HxXps://ACEIDN<at>foo[.bar.)baz
ACEIDN<at>foo[.bar.)baz
foo[.bar.)baz

Refanging detected IOCs

echo "fake1,Ħ×Xƥŝ://ÀÇÈÌÐÑ<ąŧ>ƒơő[.ƃăr.)ḅȃź{ďōţ}çøm<fake2>" | iocide --refang

Output:

https://ACEIDN@foo.bar.baz
ACEIDN@foo.bar.baz
foo.bar.baz

Finding a specific IOC type

cat suspicious_document.txt | iocide url
cat suspicious_document.txt | iocide --refang url

Finding binary-embedded text

cat suspicious_document.txt | iocide secrets

Filter output for unique values

cat suspicious_document.txt | iocide | sort | uniq

Python Interface

import iocide


some_raw_text = ...

# Normalise text characters to ascii where possible
some_text = iocide.normalise(some_raw_text)

# extract_all will extract all known IOC types

for defanged_ioc in iocide.extract_all(text=some_text, refang=False):
	...

for refanged_ioc in iocide.extract_all(text=some_text, refang=True):
	...

# Use the appropriate submodule to extract a specific IOC type
# e.g. for url:

for defanged_url in iocide.url.extract(text=some_text, refang=False):
	...

for refanged_url in iocide.url.extract(text=some_text, refang=True):
	...

# To find binary-embedded text, use blobs.extract_text and specify a recursion
# depth for the refang value

for secret_text in iocide.blobs.extract_text(text=some_text, refang=2):
	...

To facilitate advanced use of detected IOC values, generated values are instances of appropriate built-in Python types. For example, URL values are instances of urllib.parse.ParseResult.

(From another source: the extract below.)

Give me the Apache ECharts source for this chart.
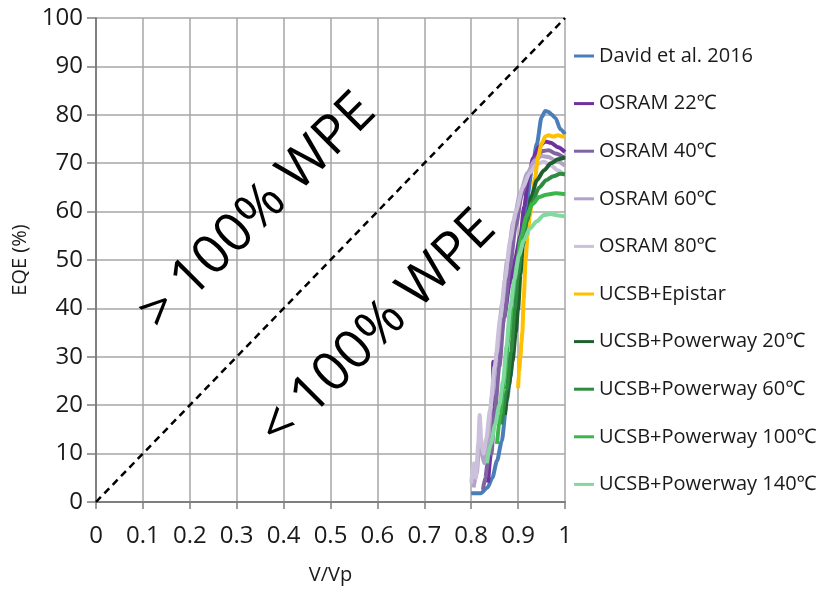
<!DOCTYPE html>
<html>
<head>
<meta charset="utf-8">
<script src="https://cdn.jsdelivr.net/npm/echarts@6/dist/echarts.min.js"></script>
<style>
  html, body { margin: 0; padding: 0; background: #ffffff; }
  #chart { width: 820px; height: 590px; }
</style>
</head>
<body>
<div id="chart"></div>
<script>
// EQE (%) versus normalised voltage V/Vp for several LED devices
const seriesNames = [
  'David et al. 2016',
  'OSRAM 22\u2103',
  'OSRAM 40\u2103',
  'OSRAM 60\u2103',
  'OSRAM 80\u2103',
  'UCSB+Epistar',
  'UCSB+Powerway 20\u2103',
  'UCSB+Powerway 60\u2103',
  'UCSB+Powerway 100\u2103',
  'UCSB+Powerway 140\u2103'
];

const seriesColors = [
  '#4A7EBB', '#7030A0', '#8064A2', '#B3A2C7', '#CCC1DA',
  '#FFC000', '#1F5F2E', '#2E8B3F', '#3CB54A', '#82D9A0'
];

// [V/Vp, EQE %]
const david2016 = [[0.800,1.8],[0.820,1.8],[0.835,3],[0.845,5],[0.855,8.5],[0.865,12.5],[0.876,21],[0.884,26],[0.893,37],[0.905,50],[0.918,62],[0.930,69],[0.940,74],[0.950,79.5],[0.958,80.8],[0.965,80.6],[0.972,80],[0.980,79.3],[0.990,77],[1.0,76]];
const osram22 = [[0.836,4],[0.842,10],[0.846,20],[0.847,29],[0.849,27],[0.858,31],[0.870,38],[0.882,45],[0.893,50],[0.905,55],[0.913,61],[0.922,67],[0.932,71],[0.945,73.5],[0.958,74.5],[0.970,74.2],[0.985,73.3],[1.0,72.3]];
const osram40 = [[0.825,2.5],[0.830,5],[0.835,8],[0.840,15],[0.843,10],[0.850,18],[0.860,28],[0.870,38],[0.882,48],[0.895,57],[0.908,63.5],[0.922,68],[0.937,71],[0.952,72.5],[0.965,72.7],[0.980,72],[1.0,71]];
const osram60 = [[0.805,3],[0.812,6],[0.818,14],[0.822,10],[0.828,8],[0.835,12],[0.845,22],[0.855,31],[0.866,41],[0.877,50],[0.890,58],[0.905,64],[0.920,68],[0.935,70.5],[0.950,71.5],[0.965,71.3],[0.980,70.5],[1.0,69.5]];
const osram80 = [[0.800,4],[0.805,8],[0.810,5],[0.815,12],[0.818,18],[0.822,12],[0.826,10],[0.832,13],[0.840,19],[0.850,28],[0.862,38],[0.872,46],[0.883,54],[0.895,60],[0.910,65],[0.925,68],[0.940,69.8],[0.955,70.3],[0.970,69.5],[0.985,68.5],[1.0,67.5]];
const ucsbEpistar = [[0.900,23.5],[0.902,27],[0.905,30],[0.907,33],[0.909,35],[0.912,42],[0.916,50],[0.920,55],[0.925,59],[0.930,63],[0.936,67],[0.943,71.5],[0.950,74],[0.958,75.5],[0.965,75.8],[0.975,75.5],[0.985,75.8],[0.995,75.5],[1.0,75.6]];
const powerway20 = [[0.872,18],[0.880,24],[0.888,29],[0.895,35],[0.900,40],[0.905,47],[0.910,53],[0.918,58],[0.928,63],[0.940,66.5],[0.955,68.5],[0.970,70],[0.985,70.8],[1.0,71.2]];
const powerway60 = [[0.865,16],[0.875,23],[0.885,31],[0.893,40],[0.900,47],[0.908,53],[0.918,58],[0.930,62],[0.945,65],[0.960,66.5],[0.975,67.3],[0.990,67.8],[1.0,67.7]];
const powerway100 = [[0.855,12],[0.862,18],[0.870,25],[0.880,34],[0.888,42],[0.897,49],[0.907,55],[0.918,59],[0.930,61.5],[0.945,63],[0.960,63.5],[0.980,63.8],[1.0,63.6]];
const powerway140 = [[0.833,8],[0.842,12],[0.851,16],[0.860,20],[0.868,25],[0.875,32],[0.883,40],[0.892,46],[0.902,51],[0.912,54],[0.925,56.5],[0.940,58],[0.955,59.3],[0.970,59.5],[0.985,59.2],[1.0,59]];

// 100 % wall-plug-efficiency boundary (EQE = 100 * V/Vp)
const wpeBoundary = [[0, 0], [1, 100]];
const regionLabels = ['> 100% WPE', '< 100% WPE'];

const seriesData = [david2016, osram22, osram40, osram60, osram80, ucsbEpistar, powerway20, powerway60, powerway100, powerway140];

const FONT = '"Open Sans", "Noto Sans", "Noto Sans CJK SC", sans-serif';

const chart = echarts.init(document.getElementById('chart'), null, { renderer: 'canvas' });

const curves = seriesNames.map((name, i) => ({
  name: name,
  type: 'line',
  data: seriesData[i],
  symbol: 'none',
  smooth: 0.25,
  smoothMonotone: 'x',
  lineStyle: { color: seriesColors[i], width: 4 },
  itemStyle: { color: seriesColors[i] },
  z: 3 + i
}));

chart.setOption({
  animation: false,
  backgroundColor: '#ffffff',
  grid: { left: 96, top: 18, width: 469, height: 486, containLabel: false },
  xAxis: {
    type: 'value', min: 0, max: 1, interval: 0.1,
    name: 'V/Vp', nameLocation: 'middle', nameGap: 63,
    nameTextStyle: { fontFamily: FONT, fontSize: 20, color: '#1a1a1a' },
    axisLine: { lineStyle: { color: '#7f7f7f', width: 2 } },
    axisTick: { show: true, length: 7, lineStyle: { color: '#7f7f7f', width: 1.5 } },
    axisLabel: { fontFamily: FONT, fontSize: 24, color: '#1a1a1a', margin: 22 },
    splitLine: { show: true, lineStyle: { color: '#a6a6a6', width: 1.5 } }
  },
  yAxis: {
    type: 'value', min: 0, max: 100, interval: 10,
    name: 'EQE (%)', nameLocation: 'middle', nameGap: 66,
    nameTextStyle: { fontFamily: FONT, fontSize: 20, color: '#1a1a1a' },
    axisLine: { show: true, lineStyle: { color: '#7f7f7f', width: 2 } },
    axisTick: { show: true, length: 9, lineStyle: { color: '#7f7f7f', width: 1.5 } },
    axisLabel: { fontFamily: FONT, fontSize: 24, color: '#1a1a1a', margin: 13 },
    splitLine: { show: true, lineStyle: { color: '#a6a6a6', width: 1.5 } }
  },
  legend: {
    orient: 'vertical',
    left: 569, top: 41,
    data: seriesNames,
    icon: 'rect',
    itemWidth: 20, itemHeight: 3,
    itemGap: 27.6,
    textStyle: { fontFamily: FONT, fontSize: 20, color: '#1a1a1a', lineHeight: 20 }
  },
  graphic: [
    {
      type: 'text', x: 258, y: 212, rotation: Math.PI / 4, z: 2,
      style: { text: regionLabels[0], font: '54px ' + FONT, fill: '#000', align: 'center', verticalAlign: 'middle' }
    },
    {
      type: 'text', x: 378, y: 329, rotation: Math.PI / 4, z: 2,
      style: { text: regionLabels[1], font: '54px ' + FONT, fill: '#000', align: 'center', verticalAlign: 'middle' }
    }
  ],
  series: [
    {
      name: 'WPE boundary',
      type: 'line',
      data: wpeBoundary,
      symbol: 'none',
      lineStyle: { color: '#000', width: 2.5, type: [7, 5] },
      z: 2
    }
  ].concat(curves)
});
</script>
</body>
</html>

Some IOC types don't correspond to a built-in Python type (such as hashes), and are generated as str objects.

All generated values can be converted to strings by calling the str constructor:

str(defanged_url)
str(refanged_url)

Custom subclasses have been used to faciliate str construction and defanged text preservation where necessary. These subclasses can be inspected in the relevant module.